Character actor Michael Parks has died after a career that lasted more than 50 years. He was 77.
Parks' agent, Jane Schulman, confirmed his death to news organizations but she did not specify the cause.
Parks, a California native, didn't begin acting until after years of fruit picking, truck driving and firefighting.
In the 1960s, he was on numerous TV shows, and was seen by some in Hollywood as the next James Dean. Most notably, he starred as the brooding ex-newspaperman riding a Harley — a sort of Easy Rider — on the TV series Then Came Bronson.
Park sang the show's theme song, which became a hit on the Billboard and Hot Country songs charts. Parks recorded pop, jazz and gospel albums, too, but mostly stuck to acting.

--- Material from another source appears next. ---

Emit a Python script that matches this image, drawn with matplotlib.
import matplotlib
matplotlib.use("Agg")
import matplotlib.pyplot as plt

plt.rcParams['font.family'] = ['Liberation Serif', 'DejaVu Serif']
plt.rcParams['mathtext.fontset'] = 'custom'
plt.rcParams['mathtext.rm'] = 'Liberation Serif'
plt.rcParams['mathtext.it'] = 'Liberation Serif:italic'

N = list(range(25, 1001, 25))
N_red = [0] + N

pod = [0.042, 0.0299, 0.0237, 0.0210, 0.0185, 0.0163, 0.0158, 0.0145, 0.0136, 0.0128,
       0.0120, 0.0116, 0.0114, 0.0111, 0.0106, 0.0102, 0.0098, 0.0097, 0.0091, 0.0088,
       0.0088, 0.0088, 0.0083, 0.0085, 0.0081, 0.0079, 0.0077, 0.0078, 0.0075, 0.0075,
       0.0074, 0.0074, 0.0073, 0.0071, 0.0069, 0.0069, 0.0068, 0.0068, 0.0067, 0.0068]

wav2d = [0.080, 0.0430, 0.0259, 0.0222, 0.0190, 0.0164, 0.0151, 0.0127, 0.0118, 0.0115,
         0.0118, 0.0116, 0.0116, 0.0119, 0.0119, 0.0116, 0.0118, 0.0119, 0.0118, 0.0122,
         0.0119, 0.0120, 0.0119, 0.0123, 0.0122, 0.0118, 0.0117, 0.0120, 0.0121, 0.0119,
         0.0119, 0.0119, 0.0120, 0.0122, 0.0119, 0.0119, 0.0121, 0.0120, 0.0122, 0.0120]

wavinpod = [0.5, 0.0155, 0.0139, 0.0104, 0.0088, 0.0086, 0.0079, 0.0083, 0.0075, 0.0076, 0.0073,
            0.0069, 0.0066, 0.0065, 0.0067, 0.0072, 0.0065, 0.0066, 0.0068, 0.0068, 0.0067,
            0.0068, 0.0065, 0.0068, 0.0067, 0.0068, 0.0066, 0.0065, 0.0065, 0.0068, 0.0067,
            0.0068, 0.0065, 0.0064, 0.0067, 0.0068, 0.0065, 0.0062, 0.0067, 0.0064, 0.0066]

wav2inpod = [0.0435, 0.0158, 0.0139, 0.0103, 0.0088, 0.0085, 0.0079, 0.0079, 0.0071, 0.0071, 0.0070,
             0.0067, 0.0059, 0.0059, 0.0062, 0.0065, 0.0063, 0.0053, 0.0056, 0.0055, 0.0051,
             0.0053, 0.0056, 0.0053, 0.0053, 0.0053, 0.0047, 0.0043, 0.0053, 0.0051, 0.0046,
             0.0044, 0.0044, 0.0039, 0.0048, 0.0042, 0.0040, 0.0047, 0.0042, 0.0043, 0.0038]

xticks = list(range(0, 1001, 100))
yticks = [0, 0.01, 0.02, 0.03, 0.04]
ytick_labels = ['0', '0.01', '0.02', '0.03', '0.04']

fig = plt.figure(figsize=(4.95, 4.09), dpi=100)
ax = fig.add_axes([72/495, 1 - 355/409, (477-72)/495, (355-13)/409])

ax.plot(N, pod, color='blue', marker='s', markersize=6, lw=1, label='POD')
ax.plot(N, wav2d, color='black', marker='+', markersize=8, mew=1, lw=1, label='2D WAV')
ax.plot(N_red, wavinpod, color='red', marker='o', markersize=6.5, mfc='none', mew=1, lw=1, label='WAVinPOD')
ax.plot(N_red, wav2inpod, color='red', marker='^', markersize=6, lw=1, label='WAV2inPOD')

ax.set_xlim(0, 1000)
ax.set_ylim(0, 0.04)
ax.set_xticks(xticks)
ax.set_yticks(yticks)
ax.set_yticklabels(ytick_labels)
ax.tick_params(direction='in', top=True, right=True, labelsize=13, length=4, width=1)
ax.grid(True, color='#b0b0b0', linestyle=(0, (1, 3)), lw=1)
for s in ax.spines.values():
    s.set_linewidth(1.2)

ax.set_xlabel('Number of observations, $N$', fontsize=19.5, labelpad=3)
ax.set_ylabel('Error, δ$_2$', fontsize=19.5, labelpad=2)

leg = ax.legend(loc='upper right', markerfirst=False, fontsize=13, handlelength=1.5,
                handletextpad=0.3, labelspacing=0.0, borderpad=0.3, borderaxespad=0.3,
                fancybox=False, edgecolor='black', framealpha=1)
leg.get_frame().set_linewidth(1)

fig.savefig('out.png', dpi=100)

He even starred in the role of Adam in John Huston's 1966 epic The Bible.
Over the decades, he racked up more than a hundred film and TV credits as villains and antiheroes.

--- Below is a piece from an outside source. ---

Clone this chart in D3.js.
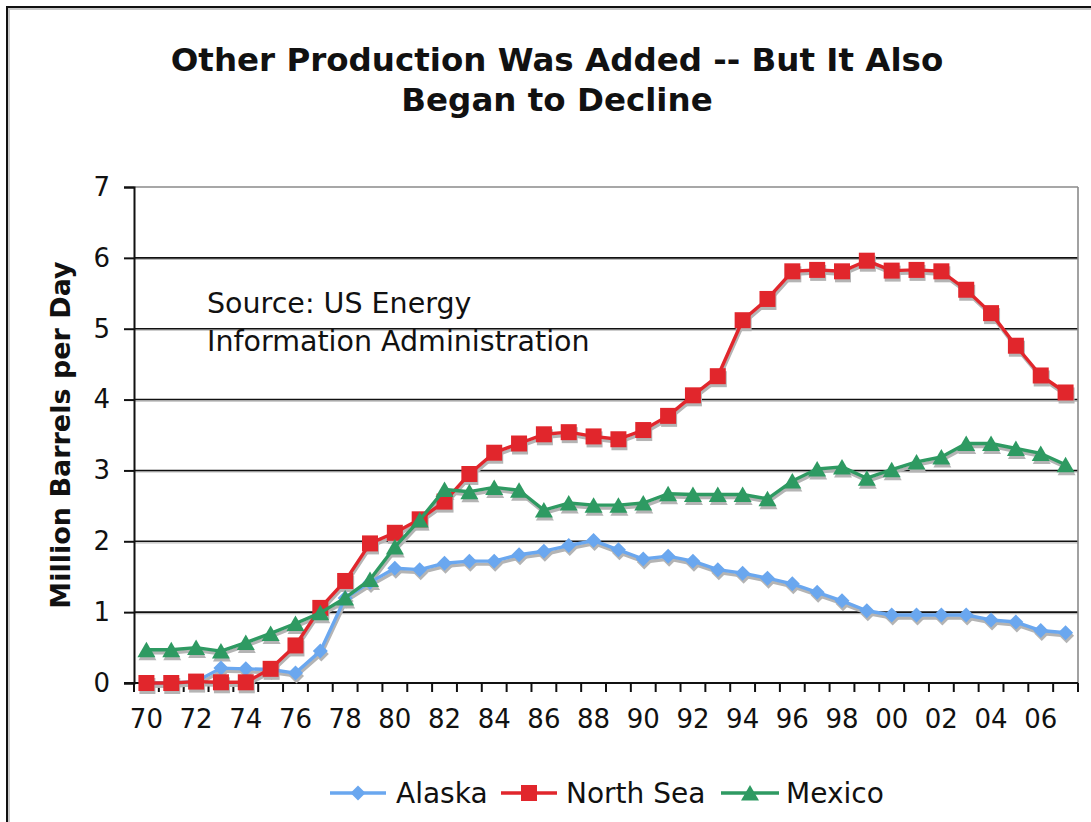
<!DOCTYPE html>
<html>
<head>
<meta charset="utf-8">
<script src="https://cdn.jsdelivr.net/npm/d3@7"></script>
<style>
  html, body { margin: 0; padding: 0; background: #fff; }
  svg { display: block; }
  text { font-family: "DejaVu Sans", Verdana, sans-serif; fill: #111; }
</style>
</head>
<body>
<svg id="chart" width="1091" height="822"></svg>
<script>
// ---- data ----
const years = ["70","71","72","73","74","75","76","77","78","79",
               "80","81","82","83","84","85","86","87","88","89",
               "90","91","92","93","94","95","96","97","98","99",
               "00","01","02","03","04","05","06","07"];
const xTickLabels = ["70","72","74","76","78","80","82","84","86","88",
                     "90","92","94","96","98","00","02","04","06"];
const yTicks = [0,1,2,3,4,5,6,7];
const alaska = [0.00,0.00,0.02,0.21,0.20,0.19,0.14,0.45,1.20,1.42,
                1.62,1.60,1.69,1.72,1.72,1.81,1.86,1.94,2.01,1.88,
                1.75,1.79,1.72,1.60,1.55,1.48,1.40,1.28,1.16,1.02,
                0.96,0.96,0.96,0.96,0.89,0.86,0.74,0.71];
const northSea = [0.00,0.00,0.02,0.01,0.01,0.20,0.53,1.06,1.44,1.97,
                  2.12,2.31,2.56,2.95,3.25,3.38,3.51,3.54,3.48,3.44,
                  3.57,3.77,4.06,4.33,5.12,5.42,5.81,5.83,5.81,5.96,
                  5.82,5.83,5.81,5.55,5.22,4.76,4.34,4.10];
const mexico = [0.47,0.47,0.50,0.45,0.57,0.70,0.84,0.99,1.20,1.46,
                1.92,2.30,2.73,2.70,2.76,2.72,2.44,2.54,2.51,2.51,
                2.54,2.67,2.66,2.66,2.66,2.60,2.85,3.02,3.05,2.89,
                3.01,3.12,3.19,3.38,3.38,3.31,3.24,3.08];
const seriesNames = ["Alaska","North Sea","Mexico"];
const titleLines = ["Other Production Was Added -- But It Also","Began to Decline"];
const sourceLines = ["Source: US Energy","Information Administration"];
const yLabel = "Million Barrels per Day";

// ---- setup ----
const svg = d3.select("#chart");
const colors = {"Alaska":"#6aa7ef","North Sea":"#e1262c","Mexico":"#2e9a62"};
const shapes = {"Alaska":"diamond","North Sea":"square","Mexico":"triangle"};
const seriesData = [
  {name:"Alaska", values: alaska},
  {name:"North Sea", values: northSea},
  {name:"Mexico", values: mexico}
];

const x = d3.scaleBand().domain(years).range([134, 1078]);
const y = d3.scaleLinear().domain([0, 7]).range([683, 187]);
const cx = d => x(d) + x.bandwidth() / 2;

function markerPath(shape) {
  if (shape === "square") return "M-8,-8H8V8H-8Z";
  if (shape === "diamond") return "M0,-7.5L7.5,0L0,7.5L-7.5,0Z";
  return "M0,-8L9,7.5L-9,7.5Z";
}

// outer frame
svg.append("rect").attr("x", 9).attr("y", 9).attr("width", 1100).attr("height", 830)
  .attr("fill", "none").attr("stroke", "#c8c8c8").attr("stroke-width", 2);
svg.append("rect").attr("x", 7).attr("y", 7).attr("width", 1100).attr("height", 830)
  .attr("fill", "none").attr("stroke", "#111").attr("stroke-width", 2);

// title
svg.append("g").selectAll("text").data(titleLines).join("text")
  .attr("x", 557).attr("y", (d, i) => 71 + i * 40)
  .attr("text-anchor", "middle")
  .style("font-weight", "bold").style("font-size", "32.5px")
  .text(d => d);

// gridlines (with soft shadow)
const grid = svg.append("g");
grid.selectAll("line.gs").data(yTicks.filter(t => t > 0 && t < 7)).join("line")
  .attr("class", "gs")
  .attr("x1", 134).attr("x2", 1078)
  .attr("y1", d => y(d) + 1.5).attr("y2", d => y(d) + 1.5)
  .attr("stroke", "#bbb").attr("stroke-width", 1.2);
grid.selectAll("line.g").data(yTicks.filter(t => t > 0 && t < 7)).join("line")
  .attr("class", "g")
  .attr("x1", 134).attr("x2", 1078)
  .attr("y1", d => y(d)).attr("y2", d => y(d))
  .attr("stroke", "#111").attr("stroke-width", 1.6);
// plot border top/right (grey)
grid.append("line").attr("x1", 134).attr("x2", 1078).attr("y1", y(7)).attr("y2", y(7))
  .attr("stroke", "#8a8a8a").attr("stroke-width", 1.6);
grid.append("line").attr("x1", 1078).attr("x2", 1078).attr("y1", y(7)).attr("y2", y(0))
  .attr("stroke", "#8a8a8a").attr("stroke-width", 1.6);

// source annotation
svg.append("g").selectAll("text").data(sourceLines).join("text")
  .attr("x", 207).attr("y", (d, i) => 313 + i * 38)
  .style("font-size", "28.5px")
  .text(d => d);

// y axis
const yAxis = svg.append("g").attr("transform", "translate(134,0)")
  .call(d3.axisLeft(y).tickValues(yTicks).tickSize(10).tickPadding(14).tickFormat(d3.format("d")));
yAxis.select(".domain").attr("stroke", "#111").attr("stroke-width", 2);
yAxis.selectAll(".tick line").attr("stroke", "#111").attr("stroke-width", 2);
yAxis.selectAll(".tick text").style("font-size", "26px")
  .style("font-family", '"DejaVu Sans", Verdana, sans-serif').attr("fill", "#111");

// x axis
const xAxis = svg.append("g").attr("transform", "translate(0,683)")
  .call(d3.axisBottom(x).tickValues(xTickLabels).tickSize(0).tickPadding(27));
xAxis.select(".domain").remove();
xAxis.selectAll(".tick text").style("font-size", "26px")
  .style("font-family", '"DejaVu Sans", Verdana, sans-serif').attr("fill", "#111");
// x axis line and tick marks at band boundaries
svg.append("line").attr("x1", 124).attr("x2", 1078).attr("y1", 683).attr("y2", 683)
  .attr("stroke", "#111").attr("stroke-width", 2);
svg.append("g").selectAll("line").data(years.concat(["end"])).join("line")
  .attr("x1", (d, i) => i < years.length ? x(d) : x.range()[1])
  .attr("x2", (d, i) => i < years.length ? x(d) : x.range()[1])
  .attr("y1", 683).attr("y2", 692)
  .attr("stroke", "#111").attr("stroke-width", 2);

// y label
svg.append("text")
  .attr("transform", "translate(70,435) rotate(-90)")
  .attr("text-anchor", "middle")
  .style("font-weight", "bold").style("font-size", "27px")
  .text(yLabel);

// series
const line = d3.line().x((d, i) => cx(years[i])).y(d => y(d));
const shadow = svg.append("g").attr("transform", "translate(1,3)");
const plot = svg.append("g");
seriesData.forEach(s => {
  shadow.append("path").datum(s.values).attr("d", line)
    .attr("fill", "none").attr("stroke", "#b4b4b4").attr("stroke-width", 3.4);
  shadow.append("g").selectAll("path").data(s.values).join("path")
    .attr("transform", (d, i) => `translate(${cx(years[i])},${y(d)})`)
    .attr("d", markerPath(shapes[s.name])).attr("fill", "#b4b4b4");
});
seriesData.forEach(s => {
  plot.append("path").datum(s.values).attr("d", line)
    .attr("fill", "none").attr("stroke", colors[s.name]).attr("stroke-width", 3.4)
    .attr("stroke-linejoin", "round");
  plot.append("g").selectAll("path").data(s.values).join("path")
    .attr("transform", (d, i) => `translate(${cx(years[i])},${y(d)})`)
    .attr("d", markerPath(shapes[s.name])).attr("fill", colors[s.name]);
});

// legend
const legendItems = [
  {name:"Alaska", x0:330, x1:386, tx:396},
  {name:"North Sea", x0:501, x1:557, tx:566},
  {name:"Mexico", x0:721, x1:779, tx:786}
];
const lg = svg.append("g");
const ly = 793;
legendItems.forEach(it => {
  lg.append("line").attr("x1", it.x0).attr("x2", it.x1).attr("y1", ly).attr("y2", ly)
    .attr("stroke", colors[it.name]).attr("stroke-width", 3.4);
  lg.append("path").attr("transform", `translate(${(it.x0 + it.x1) / 2},${ly})`)
    .attr("d", markerPath(shapes[it.name])).attr("fill", colors[it.name]);
  lg.append("text").attr("x", it.tx).attr("y", ly + 10)
    .style("font-size", "28px").text(it.name);
});
</script>
</body>
</html>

He didn't have a major breakthrough until later in his career, when he became a favorite actor of directors Quentin Tarantino, Robert Rodriguez and David Lynch, who cast him as a murderous French-Canadian drug runner on Twin Peaks.
Parks played a Texas Ranger in From Dusk Till Dawn — a role he reprised in Tarantino's Kill Bill series.
Parks also played a Mexican pimp in that movie, and Tarantino also directed him in Django Unchained and Grindhouse.
Filmmaker Kevin Smith was also a fan, casting him as the bad guy in two horror films, Red State and Tusk.
Smith says Parks was a genius and called him a "Yoda of acting."